Rembrandt created over eighty self-portraits during his lifetime, half of which were in his standard oils. He would also produce etchings and drawings which each brought their own alternative benefits. Self-Portrait with Two Circles is one of his most recognisable works in this particular genre and deserves a particular focus.
The artist would produce self-portraits frequently because of the ease he found in selling them on. Financial management was not one of his best skills, by any means, meaning he needed to constantly produce an income. This genre was particularly common in the later years of his career, which was also when his financial strength was all the more unstable.
The content of this piece depicts the artist at work and this will always serve as a study in how he would go about his work. Across his life the types of self-portraits would also change, starting with connections to famous names before later being more reflective about his own personality and lifestyle.

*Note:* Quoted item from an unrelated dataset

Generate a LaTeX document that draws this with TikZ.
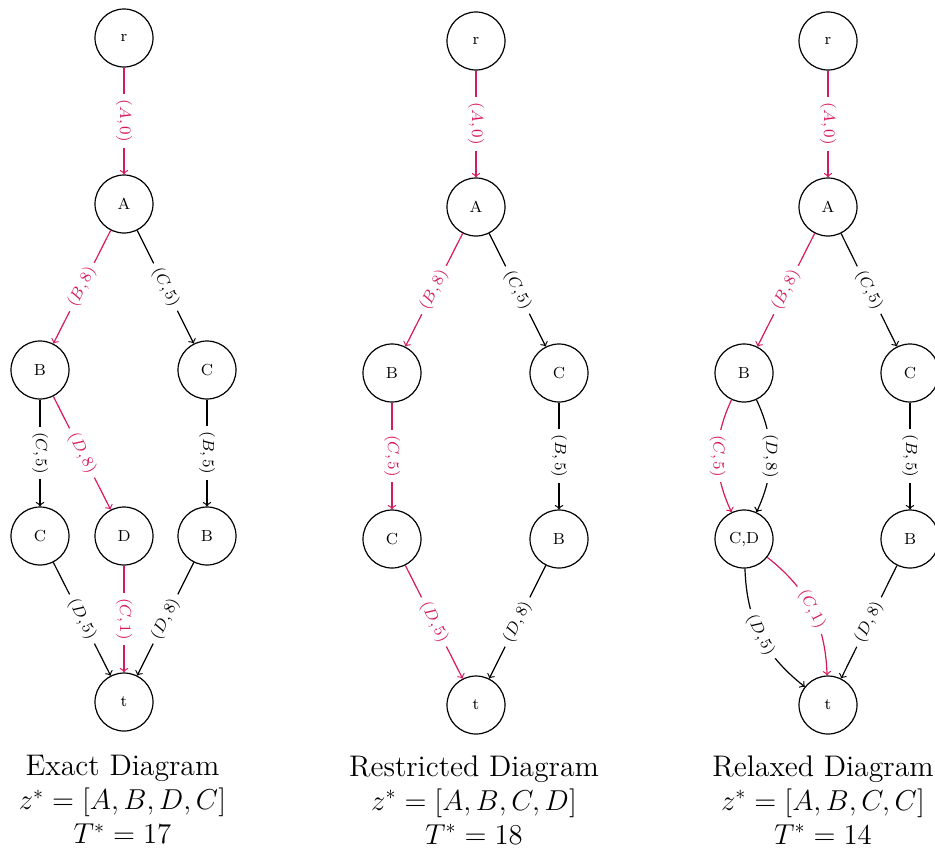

The intriguing artwork can be found at the Kenwood House in London. This is a small museum that keeps a relatively low profile in a city full of large art galleries, museums and other cultural activities. It sits in the north of Greater London, featuring art, architecture and fabulous gardens through the organisation of English Heritage, who own the property and surrounding areas. Find paintings by William Turner, Frans Hals, Anthony van Dyck, Edwin Landseer, Joshua Reynolds, Albert Cuyp, Thomas Gainsborough and Jan Vermeer as part of their impressive collection.